-- begin --
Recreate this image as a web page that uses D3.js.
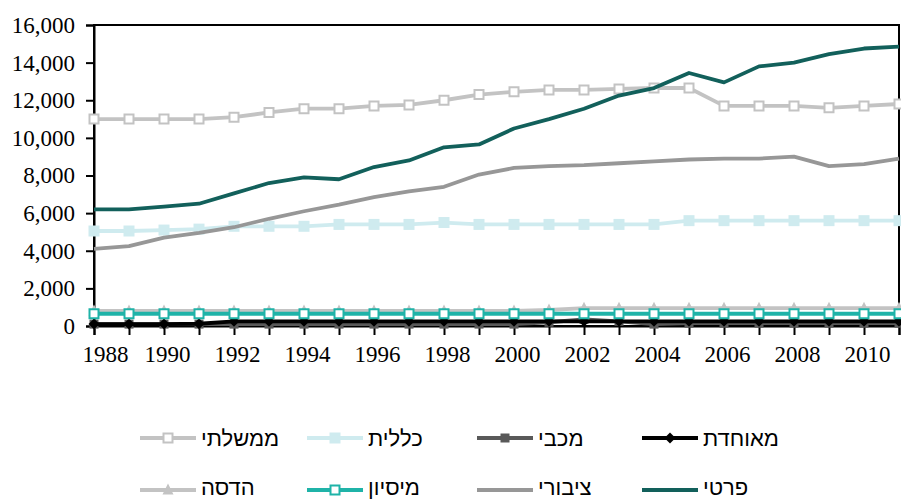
<!DOCTYPE html>
<html>
<head>
<meta charset="utf-8">
<script src="https://cdn.jsdelivr.net/npm/d3@7"></script>
<style>
  html, body { margin: 0; padding: 0; background: #fff; }
  svg { display: block; }
</style>
</head>
<body>
<svg id="chart" width="901" height="501"></svg>
<script>
// ---------- data ----------
const years = d3.range(1988, 2012);
const yTicks = [0, 2000, 4000, 6000, 8000, 10000, 12000, 14000, 16000];

const seriesNames = ["ממשלתי", "כללית", "מכבי", "מאוחדת", "הדסה", "מיסיון", "ציבורי", "פרטי"];

const memshalti = [11000, 11000, 11000, 11000, 11100, 11350, 11550, 11550, 11700, 11750, 12000, 12300,
                   12450, 12550, 12550, 12600, 12650, 12650, 11700, 11700, 11700, 11600, 11700, 11800];
const clalit    = [5050, 5050, 5100, 5150, 5300, 5300, 5300, 5400, 5400, 5400, 5500, 5400,
                   5400, 5400, 5400, 5400, 5400, 5600, 5600, 5600, 5600, 5600, 5600, 5600];
const maccabi   = [100, 100, 100, 100, 100, 100, 100, 100, 100, 100, 100, 100,
                   100, 200, 350, 250, 100, 150, 150, 150, 150, 150, 150, 150];
const meuhedet  = [100, 100, 100, 120, 250, 250, 250, 250, 250, 250, 250, 250,
                   250, 250, 250, 250, 250, 250, 250, 250, 250, 250, 250, 250];
const hadassa   = [800, 800, 800, 800, 800, 800, 800, 800, 800, 800, 800, 800,
                   800, 850, 950, 950, 950, 950, 950, 950, 950, 950, 950, 950];
const mission   = [650, 650, 650, 650, 650, 650, 650, 650, 650, 650, 650, 650,
                   650, 650, 650, 650, 650, 650, 650, 650, 650, 650, 650, 650];
const tziburi   = [4100, 4250, 4700, 4950, 5250, 5700, 6100, 6450, 6850, 7150, 7400, 8050,
                   8400, 8500, 8550, 8650, 8750, 8850, 8900, 8900, 9000, 8500, 8600, 8900];
const prati     = [6200, 6200, 6350, 6500, 7050, 7600, 7900, 7800, 8450, 8800, 9500, 9650,
                   10500, 11000, 11550, 12250, 12650, 13450, 12950, 13800, 14000, 14450, 14750, 14850];

const seriesValues = [memshalti, clalit, maccabi, meuhedet, hadassa, mission, tziburi, prati];

// ---------- styles ----------
const styles = [
  { color: "#c3c3c3", marker: "square", fill: "#ffffff", ms: 9 },
  { color: "#cfebef", marker: "square", fill: "#cfebef", ms: 11 },
  { color: "#595959", marker: "square", fill: "#595959", ms: 9 },
  { color: "#000000", marker: "diamond", fill: "#000000", ms: 11 },
  { color: "#c3c3c3", marker: "triangle", fill: "#c3c3c3", ms: 11 },
  { color: "#1fb3a8", marker: "square", fill: "#ffffff", ms: 9 },
  { color: "#979797", marker: null },
  { color: "#12605b", marker: null }
];

const series = seriesNames.map((name, i) => ({
  name, values: seriesValues[i].map((v, j) => ({ year: years[j], value: v })), style: styles[i]
}));

// ---------- layout ----------
const svg = d3.select("#chart");
const plotL = 94, plotR = 899, plotT = 25, plotB = 326;
const serif = "'Liberation Serif', 'Times New Roman', Times, serif";

const x = d3.scalePoint().domain(years).range([plotL, plotR]).padding(0);
const y = d3.scaleLinear().domain([0, 16000]).range([plotB, plotT]);

function markerPath(type, s) {
  const h = s / 2;
  if (type === "square") return `M${-h},${-h}H${h}V${h}H${-h}Z`;
  if (type === "diamond") return `M0,${-h}L${h},0L0,${h}L${-h},0Z`;
  if (type === "triangle") return `M0,${-h - 1}L${h},${h - 1}L${-h},${h - 1}Z`;
  return "";
}

// plot border
svg.append("rect")
  .attr("x", plotL).attr("y", plotT)
  .attr("width", plotR - plotL).attr("height", plotB - plotT)
  .attr("fill", "none").attr("stroke", "#000").attr("stroke-width", 2);

// y axis
const yAxis = svg.append("g")
  .attr("transform", `translate(${plotL},0)`)
  .call(d3.axisLeft(y).tickValues(yTicks).tickFormat(d3.format(",")).tickSize(8).tickPadding(11));
yAxis.attr("font-family", serif).attr("font-size", 23);
yAxis.select(".domain").attr("stroke-width", 2);
yAxis.selectAll(".tick line").attr("stroke-width", 2);
yAxis.selectAll("text").style("font-family", serif).style("font-size", "23px").attr("fill", "#000");

// x axis
const xAxis = svg.append("g")
  .attr("transform", `translate(0,${plotB})`)
  .call(d3.axisBottom(x).tickValues(years)
        .tickFormat(d => (d % 2 === 0 ? String(d) : ""))
        .tickSize(9).tickPadding(11));
xAxis.attr("font-family", serif).attr("font-size", 23);
xAxis.select(".domain").attr("stroke-width", 2);
xAxis.selectAll(".tick line").attr("stroke-width", 2);
xAxis.selectAll("text").style("font-family", serif).style("font-size", "23px").attr("fill", "#000")
  .attr("dx", (d, i) => (i === 0 ? 11 : 3));

// lines
const line = d3.line().x(d => x(d.year)).y(d => y(d.value));

series.forEach(s => {
  const g = svg.append("g");
  g.append("path")
    .datum(s.values)
    .attr("d", line)
    .attr("fill", "none")
    .attr("stroke", s.style.color)
    .attr("stroke-width", 3.8)
    .attr("stroke-linejoin", "round");
  if (s.style.marker) {
    g.selectAll("path.m")
      .data(s.values)
      .enter().append("path")
      .attr("class", "m")
      .attr("transform", d => `translate(${x(d.year)},${y(d.value)})`)
      .attr("d", markerPath(s.style.marker, s.style.ms))
      .attr("fill", s.style.fill)
      .attr("stroke", s.style.color)
      .attr("stroke-width", s.style.fill === "#ffffff" ? 2 : 0);
  }
});

// legend
const colX = [140, 307, 477, 642];
const rowY = [438, 490];
const textDy = [8, 5];
const legend = svg.append("g");
series.forEach((s, i) => {
  const r = Math.floor(i / 4);
  const cx = colX[i % 4], cy = rowY[r];
  const g = legend.append("g");
  g.append("line")
    .attr("x1", cx).attr("x2", cx + 56)
    .attr("y1", cy).attr("y2", cy)
    .attr("stroke", s.style.color).attr("stroke-width", 3.8);
  if (s.style.marker) {
    g.append("path")
      .attr("transform", `translate(${cx + 28},${cy})`)
      .attr("d", markerPath(s.style.marker, s.style.ms))
      .attr("fill", s.style.fill)
      .attr("stroke", s.style.color)
      .attr("stroke-width", s.style.fill === "#ffffff" ? 2 : 0);
  }
  g.append("text")
    .attr("x", cx + 61).attr("y", cy + textDy[r])
    .style("font-family", "'Liberation Sans', Arial, 'DejaVu Sans', sans-serif")
    .style("font-size", "22px").attr("fill", "#000")
    .text(s.name);
});
</script>
</body>
</html>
-- end --
From the material above, copy everything exactly but the pictures.

Recreate this image as a web page that uses D3.js.
<!DOCTYPE html>
<html>
<head>
<meta charset="utf-8">
<script src="https://cdn.jsdelivr.net/npm/d3@7"></script>
<style>
  html, body { margin: 0; padding: 0; background: #fff; }
  svg { display: block; }
</style>
</head>
<body>
<svg id="chart" width="901" height="501"></svg>
<script>
// ---------- data ----------
const years = d3.range(1988, 2012);
const yTicks = [0, 2000, 4000, 6000, 8000, 10000, 12000, 14000, 16000];

const seriesNames = ["ממשלתי", "כללית", "מכבי", "מאוחדת", "הדסה", "מיסיון", "ציבורי", "פרטי"];

const memshalti = [11000, 11000, 11000, 11000, 11100, 11350, 11550, 11550, 11700, 11750, 12000, 12300,
                   12450, 12550, 12550, 12600, 12650, 12650, 11700, 11700, 11700, 11600, 11700, 11800];
const clalit    = [5050, 5050, 5100, 5150, 5300, 5300, 5300, 5400, 5400, 5400, 5500, 5400,
                   5400, 5400, 5400, 5400, 5400, 5600, 5600, 5600, 5600, 5600, 5600, 5600];
const maccabi   = [100, 100, 100, 100, 100, 100, 100, 100, 100, 100, 100, 100,
                   100, 200, 350, 250, 100, 150, 150, 150, 150, 150, 150, 150];
const meuhedet  = [100, 100, 100, 120, 250, 250, 250, 250, 250, 250, 250, 250,
                   250, 250, 250, 250, 250, 250, 250, 250, 250, 250, 250, 250];
const hadassa   = [800, 800, 800, 800, 800, 800, 800, 800, 800, 800, 800, 800,
                   800, 850, 950, 950, 950, 950, 950, 950, 950, 950, 950, 950];
const mission   = [650, 650, 650, 650, 650, 650, 650, 650, 650, 650, 650, 650,
                   650, 650, 650, 650, 650, 650, 650, 650, 650, 650, 650, 650];
const tziburi   = [4100, 4250, 4700, 4950, 5250, 5700, 6100, 6450, 6850, 7150, 7400, 8050,
                   8400, 8500, 8550, 8650, 8750, 8850, 8900, 8900, 9000, 8500, 8600, 8900];
const prati     = [6200, 6200, 6350, 6500, 7050, 7600, 7900, 7800, 8450, 8800, 9500, 9650,
                   10500, 11000, 11550, 12250, 12650, 13450, 12950, 13800, 14000, 14450, 14750, 14850];

const seriesValues = [memshalti, clalit, maccabi, meuhedet, hadassa, mission, tziburi, prati];

// ---------- styles ----------
const styles = [
  { color: "#c3c3c3", marker: "square", fill: "#ffffff", ms: 9 },
  { color: "#cfebef", marker: "square", fill: "#cfebef", ms: 11 },
  { color: "#595959", marker: "square", fill: "#595959", ms: 9 },
  { color: "#000000", marker: "diamond", fill: "#000000", ms: 11 },
  { color: "#c3c3c3", marker: "triangle", fill: "#c3c3c3", ms: 11 },
  { color: "#1fb3a8", marker: "square", fill: "#ffffff", ms: 9 },
  { color: "#979797", marker: null },
  { color: "#12605b", marker: null }
];

const series = seriesNames.map((name, i) => ({
  name, values: seriesValues[i].map((v, j) => ({ year: years[j], value: v })), style: styles[i]
}));

// ---------- layout ----------
const svg = d3.select("#chart");
const plotL = 94, plotR = 899, plotT = 25, plotB = 326;
const serif = "'Liberation Serif', 'Times New Roman', Times, serif";

const x = d3.scalePoint().domain(years).range([plotL, plotR]).padding(0);
const y = d3.scaleLinear().domain([0, 16000]).range([plotB, plotT]);

function markerPath(type, s) {
  const h = s / 2;
  if (type === "square") return `M${-h},${-h}H${h}V${h}H${-h}Z`;
  if (type === "diamond") return `M0,${-h}L${h},0L0,${h}L${-h},0Z`;
  if (type === "triangle") return `M0,${-h - 1}L${h},${h - 1}L${-h},${h - 1}Z`;
  return "";
}

// plot border
svg.append("rect")
  .attr("x", plotL).attr("y", plotT)
  .attr("width", plotR - plotL).attr("height", plotB - plotT)
  .attr("fill", "none").attr("stroke", "#000").attr("stroke-width", 2);

// y axis
const yAxis = svg.append("g")
  .attr("transform", `translate(${plotL},0)`)
  .call(d3.axisLeft(y).tickValues(yTicks).tickFormat(d3.format(",")).tickSize(8).tickPadding(11));
yAxis.attr("font-family", serif).attr("font-size", 23);
yAxis.select(".domain").attr("stroke-width", 2);
yAxis.selectAll(".tick line").attr("stroke-width", 2);
yAxis.selectAll("text").style("font-family", serif).style("font-size", "23px").attr("fill", "#000");

// x axis
const xAxis = svg.append("g")
  .attr("transform", `translate(0,${plotB})`)
  .call(d3.axisBottom(x).tickValues(years)
        .tickFormat(d => (d % 2 === 0 ? String(d) : ""))
        .tickSize(9).tickPadding(11));
xAxis.attr("font-family", serif).attr("font-size", 23);
xAxis.select(".domain").attr("stroke-width", 2);
xAxis.selectAll(".tick line").attr("stroke-width", 2);
xAxis.selectAll("text").style("font-family", serif).style("font-size", "23px").attr("fill", "#000")
  .attr("dx", (d, i) => (i === 0 ? 11 : 3));

// lines
const line = d3.line().x(d => x(d.year)).y(d => y(d.value));

series.forEach(s => {
  const g = svg.append("g");
  g.append("path")
    .datum(s.values)
    .attr("d", line)
    .attr("fill", "none")
    .attr("stroke", s.style.color)
    .attr("stroke-width", 3.8)
    .attr("stroke-linejoin", "round");
  if (s.style.marker) {
    g.selectAll("path.m")
      .data(s.values)
      .enter().append("path")
      .attr("class", "m")
      .attr("transform", d => `translate(${x(d.year)},${y(d.value)})`)
      .attr("d", markerPath(s.style.marker, s.style.ms))
      .attr("fill", s.style.fill)
      .attr("stroke", s.style.color)
      .attr("stroke-width", s.style.fill === "#ffffff" ? 2 : 0);
  }
});

// legend
const colX = [140, 307, 477, 642];
const rowY = [438, 490];
const textDy = [8, 5];
const legend = svg.append("g");
series.forEach((s, i) => {
  const r = Math.floor(i / 4);
  const cx = colX[i % 4], cy = rowY[r];
  const g = legend.append("g");
  g.append("line")
    .attr("x1", cx).attr("x2", cx + 56)
    .attr("y1", cy).attr("y2", cy)
    .attr("stroke", s.style.color).attr("stroke-width", 3.8);
  if (s.style.marker) {
    g.append("path")
      .attr("transform", `translate(${cx + 28},${cy})`)
      .attr("d", markerPath(s.style.marker, s.style.ms))
      .attr("fill", s.style.fill)
      .attr("stroke", s.style.color)
      .attr("stroke-width", s.style.fill === "#ffffff" ? 2 : 0);
  }
  g.append("text")
    .attr("x", cx + 61).attr("y", cy + textDy[r])
    .style("font-family", "'Liberation Sans', Arial, 'DejaVu Sans', sans-serif")
    .style("font-size", "22px").attr("fill", "#000")
    .text(s.name);
});
</script>
</body>
</html>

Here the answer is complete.